■ Objective ■
From the records below, copy out exactly the lines from the one containing "Emit a component" to the one containing "names.map((name, i) =>", both included. Add nothing else.

■ Material shown ■
☆ ☆ ☆ ☆ ☆

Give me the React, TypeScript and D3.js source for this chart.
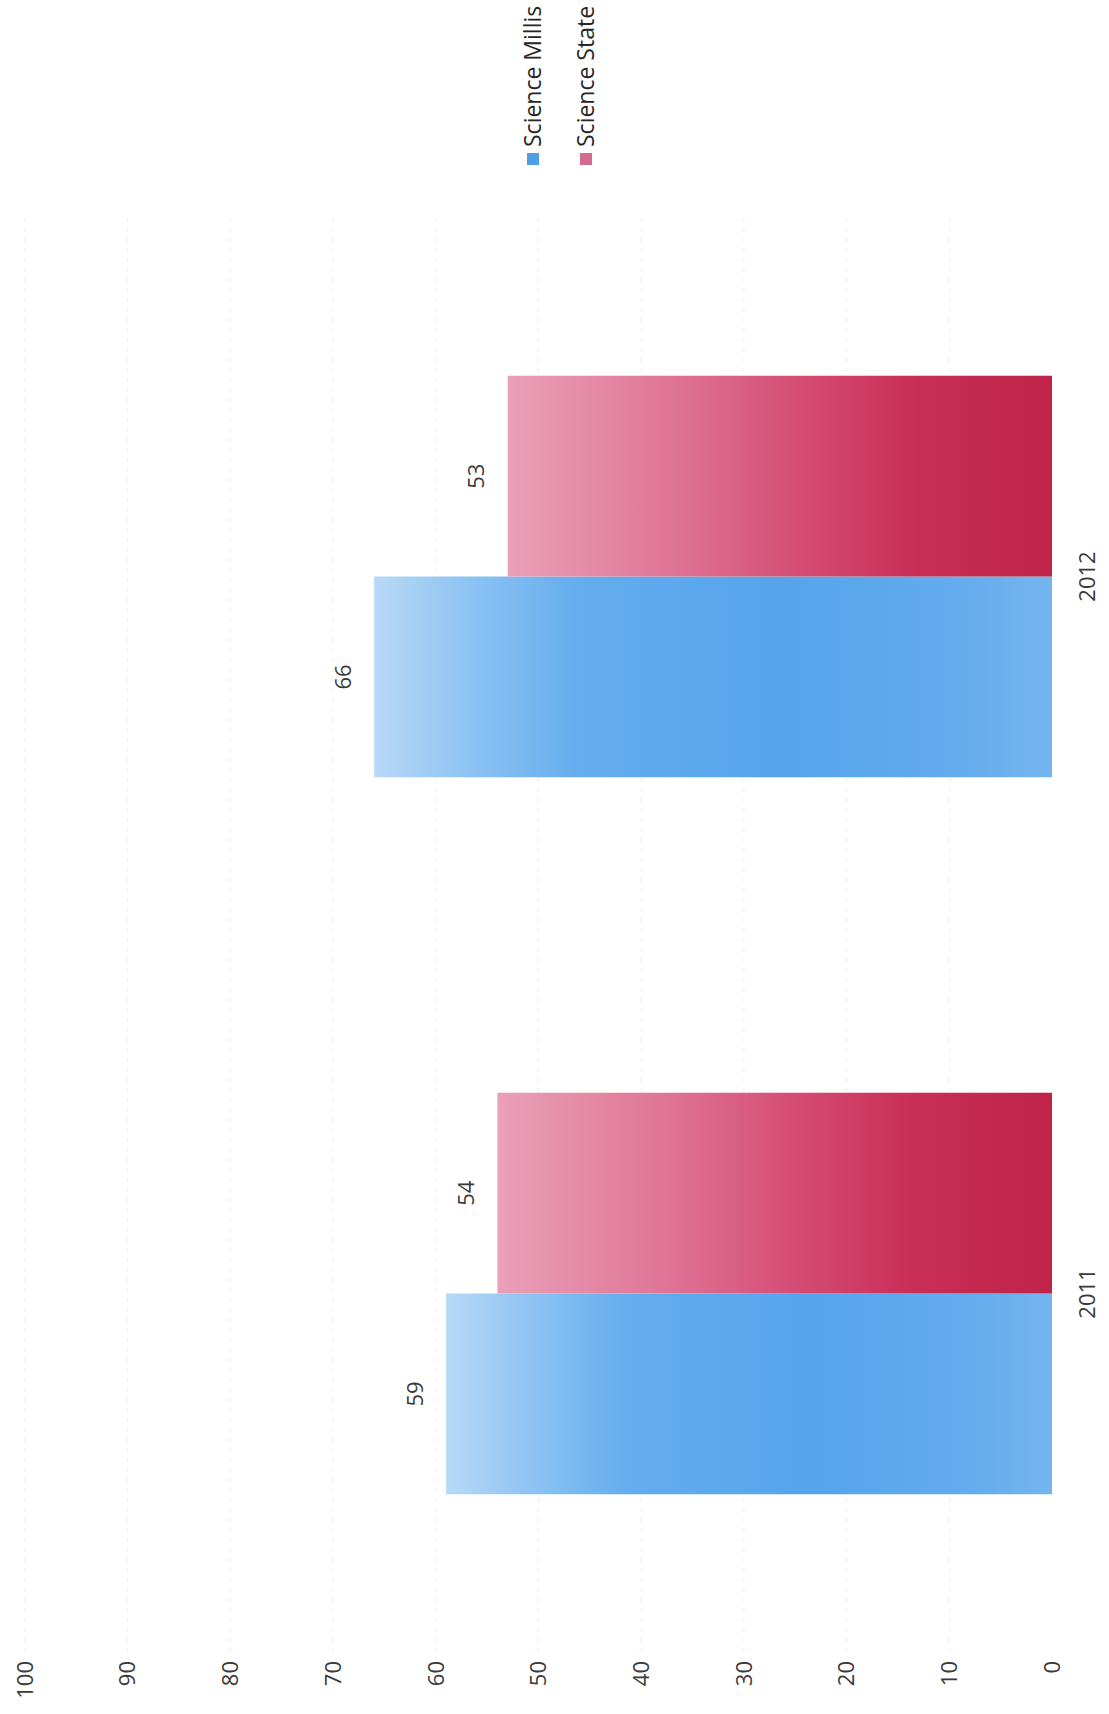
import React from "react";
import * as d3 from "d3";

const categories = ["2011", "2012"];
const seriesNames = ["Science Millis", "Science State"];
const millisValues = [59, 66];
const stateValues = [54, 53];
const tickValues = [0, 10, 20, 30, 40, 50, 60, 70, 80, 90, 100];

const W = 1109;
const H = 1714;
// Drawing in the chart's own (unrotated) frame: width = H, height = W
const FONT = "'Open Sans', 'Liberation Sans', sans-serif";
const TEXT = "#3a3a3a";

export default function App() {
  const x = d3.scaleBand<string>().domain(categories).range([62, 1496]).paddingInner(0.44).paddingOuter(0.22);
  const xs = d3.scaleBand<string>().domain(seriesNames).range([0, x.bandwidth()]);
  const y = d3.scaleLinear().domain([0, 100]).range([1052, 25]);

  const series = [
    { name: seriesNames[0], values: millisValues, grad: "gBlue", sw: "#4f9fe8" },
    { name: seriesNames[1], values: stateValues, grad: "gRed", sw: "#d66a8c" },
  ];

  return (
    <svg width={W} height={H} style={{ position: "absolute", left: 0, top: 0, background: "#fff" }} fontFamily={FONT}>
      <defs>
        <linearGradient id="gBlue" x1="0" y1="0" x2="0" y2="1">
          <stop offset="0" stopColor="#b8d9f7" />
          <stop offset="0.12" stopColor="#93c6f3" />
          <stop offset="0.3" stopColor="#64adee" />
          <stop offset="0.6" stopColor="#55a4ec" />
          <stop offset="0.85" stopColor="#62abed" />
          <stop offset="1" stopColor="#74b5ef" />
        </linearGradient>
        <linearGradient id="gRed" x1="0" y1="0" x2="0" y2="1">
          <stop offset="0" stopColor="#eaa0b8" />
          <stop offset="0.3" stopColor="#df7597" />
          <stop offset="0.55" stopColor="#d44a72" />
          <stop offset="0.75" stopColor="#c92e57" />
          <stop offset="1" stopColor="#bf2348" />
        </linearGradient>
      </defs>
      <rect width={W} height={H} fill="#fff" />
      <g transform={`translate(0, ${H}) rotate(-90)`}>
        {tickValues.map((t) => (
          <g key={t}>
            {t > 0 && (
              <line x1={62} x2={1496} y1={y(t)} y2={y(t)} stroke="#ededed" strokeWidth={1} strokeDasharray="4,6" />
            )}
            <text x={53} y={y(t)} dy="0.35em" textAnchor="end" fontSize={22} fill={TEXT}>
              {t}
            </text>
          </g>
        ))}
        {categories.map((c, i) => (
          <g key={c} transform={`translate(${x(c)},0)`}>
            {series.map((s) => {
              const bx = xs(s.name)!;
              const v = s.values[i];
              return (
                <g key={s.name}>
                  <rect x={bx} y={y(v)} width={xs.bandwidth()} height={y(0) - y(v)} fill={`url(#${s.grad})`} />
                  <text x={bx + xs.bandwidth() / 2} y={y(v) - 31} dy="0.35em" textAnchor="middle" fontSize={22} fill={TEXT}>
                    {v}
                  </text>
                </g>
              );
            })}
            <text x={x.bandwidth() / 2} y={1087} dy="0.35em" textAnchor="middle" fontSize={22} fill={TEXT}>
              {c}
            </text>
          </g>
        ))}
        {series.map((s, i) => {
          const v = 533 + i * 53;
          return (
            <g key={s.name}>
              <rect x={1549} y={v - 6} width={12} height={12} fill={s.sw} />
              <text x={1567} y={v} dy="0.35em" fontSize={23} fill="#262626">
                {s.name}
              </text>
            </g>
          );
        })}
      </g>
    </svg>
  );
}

☆ ☆ ☆ ☆ ☆

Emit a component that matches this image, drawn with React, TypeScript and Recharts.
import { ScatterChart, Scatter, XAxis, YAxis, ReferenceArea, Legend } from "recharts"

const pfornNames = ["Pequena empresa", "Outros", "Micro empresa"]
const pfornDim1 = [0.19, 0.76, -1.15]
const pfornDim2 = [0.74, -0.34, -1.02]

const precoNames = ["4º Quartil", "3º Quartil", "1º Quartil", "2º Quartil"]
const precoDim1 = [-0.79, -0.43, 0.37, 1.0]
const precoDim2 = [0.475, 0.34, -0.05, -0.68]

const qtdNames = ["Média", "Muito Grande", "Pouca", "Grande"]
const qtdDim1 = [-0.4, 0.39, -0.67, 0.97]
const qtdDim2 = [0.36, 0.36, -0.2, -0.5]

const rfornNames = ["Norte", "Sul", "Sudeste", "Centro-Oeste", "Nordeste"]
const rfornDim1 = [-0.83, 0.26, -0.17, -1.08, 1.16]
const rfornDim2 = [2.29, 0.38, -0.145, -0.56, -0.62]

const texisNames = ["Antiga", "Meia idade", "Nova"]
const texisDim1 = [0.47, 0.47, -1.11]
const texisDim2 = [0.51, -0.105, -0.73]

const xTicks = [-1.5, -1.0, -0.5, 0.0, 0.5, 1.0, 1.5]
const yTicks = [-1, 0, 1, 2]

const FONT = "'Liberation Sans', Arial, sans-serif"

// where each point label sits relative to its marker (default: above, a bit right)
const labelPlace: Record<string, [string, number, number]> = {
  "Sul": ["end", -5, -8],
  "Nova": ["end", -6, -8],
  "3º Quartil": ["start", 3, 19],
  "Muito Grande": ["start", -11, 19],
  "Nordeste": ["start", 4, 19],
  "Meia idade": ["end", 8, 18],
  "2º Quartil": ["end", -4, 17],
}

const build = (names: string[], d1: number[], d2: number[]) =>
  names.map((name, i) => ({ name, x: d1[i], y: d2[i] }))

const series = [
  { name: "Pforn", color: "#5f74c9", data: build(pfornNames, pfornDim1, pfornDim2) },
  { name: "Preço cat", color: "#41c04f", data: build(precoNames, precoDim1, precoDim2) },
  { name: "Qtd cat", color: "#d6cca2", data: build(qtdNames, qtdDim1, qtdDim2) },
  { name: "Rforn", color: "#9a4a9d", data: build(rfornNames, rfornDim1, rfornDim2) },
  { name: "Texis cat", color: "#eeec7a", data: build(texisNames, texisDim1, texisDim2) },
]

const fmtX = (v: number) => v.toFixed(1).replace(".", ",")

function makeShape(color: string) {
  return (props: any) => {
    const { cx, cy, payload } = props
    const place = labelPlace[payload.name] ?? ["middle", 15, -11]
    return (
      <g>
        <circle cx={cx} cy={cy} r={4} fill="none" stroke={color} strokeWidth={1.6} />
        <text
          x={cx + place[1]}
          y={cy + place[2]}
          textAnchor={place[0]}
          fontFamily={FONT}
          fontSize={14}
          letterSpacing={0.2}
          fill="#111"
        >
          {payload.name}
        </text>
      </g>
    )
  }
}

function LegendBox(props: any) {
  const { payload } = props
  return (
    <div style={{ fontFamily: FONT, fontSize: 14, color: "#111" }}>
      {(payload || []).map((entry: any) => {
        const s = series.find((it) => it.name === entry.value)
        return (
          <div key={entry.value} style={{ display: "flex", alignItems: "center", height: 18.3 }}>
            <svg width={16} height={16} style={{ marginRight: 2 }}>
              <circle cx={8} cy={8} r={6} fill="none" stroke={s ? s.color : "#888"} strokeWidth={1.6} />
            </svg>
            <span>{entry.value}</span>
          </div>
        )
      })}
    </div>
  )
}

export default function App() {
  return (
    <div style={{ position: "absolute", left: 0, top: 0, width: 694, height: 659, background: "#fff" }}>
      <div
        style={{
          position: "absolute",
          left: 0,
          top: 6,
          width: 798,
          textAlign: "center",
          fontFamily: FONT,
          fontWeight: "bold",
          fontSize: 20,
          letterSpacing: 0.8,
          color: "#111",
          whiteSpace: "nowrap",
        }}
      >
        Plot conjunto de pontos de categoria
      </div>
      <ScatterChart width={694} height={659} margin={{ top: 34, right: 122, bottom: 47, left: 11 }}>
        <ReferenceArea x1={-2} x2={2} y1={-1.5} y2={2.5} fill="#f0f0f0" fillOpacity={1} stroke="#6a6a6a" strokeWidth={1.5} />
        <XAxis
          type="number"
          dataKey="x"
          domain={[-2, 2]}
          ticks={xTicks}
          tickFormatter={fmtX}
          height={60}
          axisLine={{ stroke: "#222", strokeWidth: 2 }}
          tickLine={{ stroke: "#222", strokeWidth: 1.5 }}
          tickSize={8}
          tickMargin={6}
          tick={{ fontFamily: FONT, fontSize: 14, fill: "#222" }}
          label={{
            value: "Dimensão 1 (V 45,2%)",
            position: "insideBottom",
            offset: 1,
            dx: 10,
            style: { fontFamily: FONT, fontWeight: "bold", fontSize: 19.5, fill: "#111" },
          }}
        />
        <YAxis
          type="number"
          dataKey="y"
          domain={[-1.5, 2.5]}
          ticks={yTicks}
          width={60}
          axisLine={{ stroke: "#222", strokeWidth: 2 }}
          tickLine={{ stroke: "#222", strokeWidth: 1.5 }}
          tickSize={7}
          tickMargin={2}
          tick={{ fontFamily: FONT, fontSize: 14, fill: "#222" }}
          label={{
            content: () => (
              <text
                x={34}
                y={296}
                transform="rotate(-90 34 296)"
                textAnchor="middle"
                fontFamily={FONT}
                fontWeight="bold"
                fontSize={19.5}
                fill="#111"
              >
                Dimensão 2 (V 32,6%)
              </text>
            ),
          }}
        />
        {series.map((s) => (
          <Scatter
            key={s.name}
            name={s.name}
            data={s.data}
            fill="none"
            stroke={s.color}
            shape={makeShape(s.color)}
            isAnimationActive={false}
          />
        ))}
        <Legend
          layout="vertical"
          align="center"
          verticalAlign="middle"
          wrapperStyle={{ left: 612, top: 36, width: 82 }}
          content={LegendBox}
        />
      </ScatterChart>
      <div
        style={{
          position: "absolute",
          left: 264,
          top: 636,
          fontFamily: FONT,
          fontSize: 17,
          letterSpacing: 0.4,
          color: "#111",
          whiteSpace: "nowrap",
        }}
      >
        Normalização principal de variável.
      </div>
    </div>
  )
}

☆ ☆ ☆ ☆ ☆

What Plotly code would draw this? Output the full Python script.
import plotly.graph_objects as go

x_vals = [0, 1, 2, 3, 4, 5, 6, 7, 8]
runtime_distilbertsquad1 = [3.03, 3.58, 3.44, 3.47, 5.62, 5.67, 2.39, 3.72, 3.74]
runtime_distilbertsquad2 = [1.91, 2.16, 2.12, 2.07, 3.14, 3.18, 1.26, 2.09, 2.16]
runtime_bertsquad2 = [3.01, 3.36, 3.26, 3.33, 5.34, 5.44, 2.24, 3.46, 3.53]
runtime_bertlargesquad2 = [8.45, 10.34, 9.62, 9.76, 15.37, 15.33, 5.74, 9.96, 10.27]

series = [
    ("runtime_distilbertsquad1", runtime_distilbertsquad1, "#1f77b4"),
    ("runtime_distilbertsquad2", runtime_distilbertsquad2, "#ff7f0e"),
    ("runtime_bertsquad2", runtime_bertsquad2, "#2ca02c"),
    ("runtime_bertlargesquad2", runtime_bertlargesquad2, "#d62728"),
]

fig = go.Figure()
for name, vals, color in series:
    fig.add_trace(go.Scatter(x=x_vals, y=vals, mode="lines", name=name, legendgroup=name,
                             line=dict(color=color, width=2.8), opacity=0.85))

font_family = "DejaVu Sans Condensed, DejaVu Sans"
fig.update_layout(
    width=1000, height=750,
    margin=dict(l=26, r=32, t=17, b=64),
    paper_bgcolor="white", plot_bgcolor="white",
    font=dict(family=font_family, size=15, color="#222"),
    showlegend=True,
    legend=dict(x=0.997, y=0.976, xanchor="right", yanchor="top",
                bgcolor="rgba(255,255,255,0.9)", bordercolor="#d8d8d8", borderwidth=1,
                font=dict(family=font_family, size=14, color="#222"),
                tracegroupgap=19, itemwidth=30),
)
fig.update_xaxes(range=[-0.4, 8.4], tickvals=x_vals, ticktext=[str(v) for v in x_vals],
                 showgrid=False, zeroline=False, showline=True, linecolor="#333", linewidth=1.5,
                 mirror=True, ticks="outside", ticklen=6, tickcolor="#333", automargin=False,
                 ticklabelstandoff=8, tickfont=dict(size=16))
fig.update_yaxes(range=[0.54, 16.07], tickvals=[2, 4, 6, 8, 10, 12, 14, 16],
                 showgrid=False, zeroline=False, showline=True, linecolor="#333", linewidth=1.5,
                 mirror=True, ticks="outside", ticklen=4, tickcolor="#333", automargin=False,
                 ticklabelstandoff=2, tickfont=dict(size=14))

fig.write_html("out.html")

☆ ☆ ☆ ☆ ☆

■ Answer to this task ■
Emit a component that matches this image, drawn with React, TypeScript and Recharts.
import { ScatterChart, Scatter, XAxis, YAxis, ReferenceArea, Legend } from "recharts"

const pfornNames = ["Pequena empresa", "Outros", "Micro empresa"]
const pfornDim1 = [0.19, 0.76, -1.15]
const pfornDim2 = [0.74, -0.34, -1.02]

const precoNames = ["4º Quartil", "3º Quartil", "1º Quartil", "2º Quartil"]
const precoDim1 = [-0.79, -0.43, 0.37, 1.0]
const precoDim2 = [0.475, 0.34, -0.05, -0.68]

const qtdNames = ["Média", "Muito Grande", "Pouca", "Grande"]
const qtdDim1 = [-0.4, 0.39, -0.67, 0.97]
const qtdDim2 = [0.36, 0.36, -0.2, -0.5]

const rfornNames = ["Norte", "Sul", "Sudeste", "Centro-Oeste", "Nordeste"]
const rfornDim1 = [-0.83, 0.26, -0.17, -1.08, 1.16]
const rfornDim2 = [2.29, 0.38, -0.145, -0.56, -0.62]

const texisNames = ["Antiga", "Meia idade", "Nova"]
const texisDim1 = [0.47, 0.47, -1.11]
const texisDim2 = [0.51, -0.105, -0.73]

const xTicks = [-1.5, -1.0, -0.5, 0.0, 0.5, 1.0, 1.5]
const yTicks = [-1, 0, 1, 2]

const FONT = "'Liberation Sans', Arial, sans-serif"

// where each point label sits relative to its marker (default: above, a bit right)
const labelPlace: Record<string, [string, number, number]> = {
  "Sul": ["end", -5, -8],
  "Nova": ["end", -6, -8],
  "3º Quartil": ["start", 3, 19],
  "Muito Grande": ["start", -11, 19],
  "Nordeste": ["start", 4, 19],
  "Meia idade": ["end", 8, 18],
  "2º Quartil": ["end", -4, 17],
}

const build = (names: string[], d1: number[], d2: number[]) =>
  names.map((name, i) => ({ name, x: d1[i], y: d2[i] }))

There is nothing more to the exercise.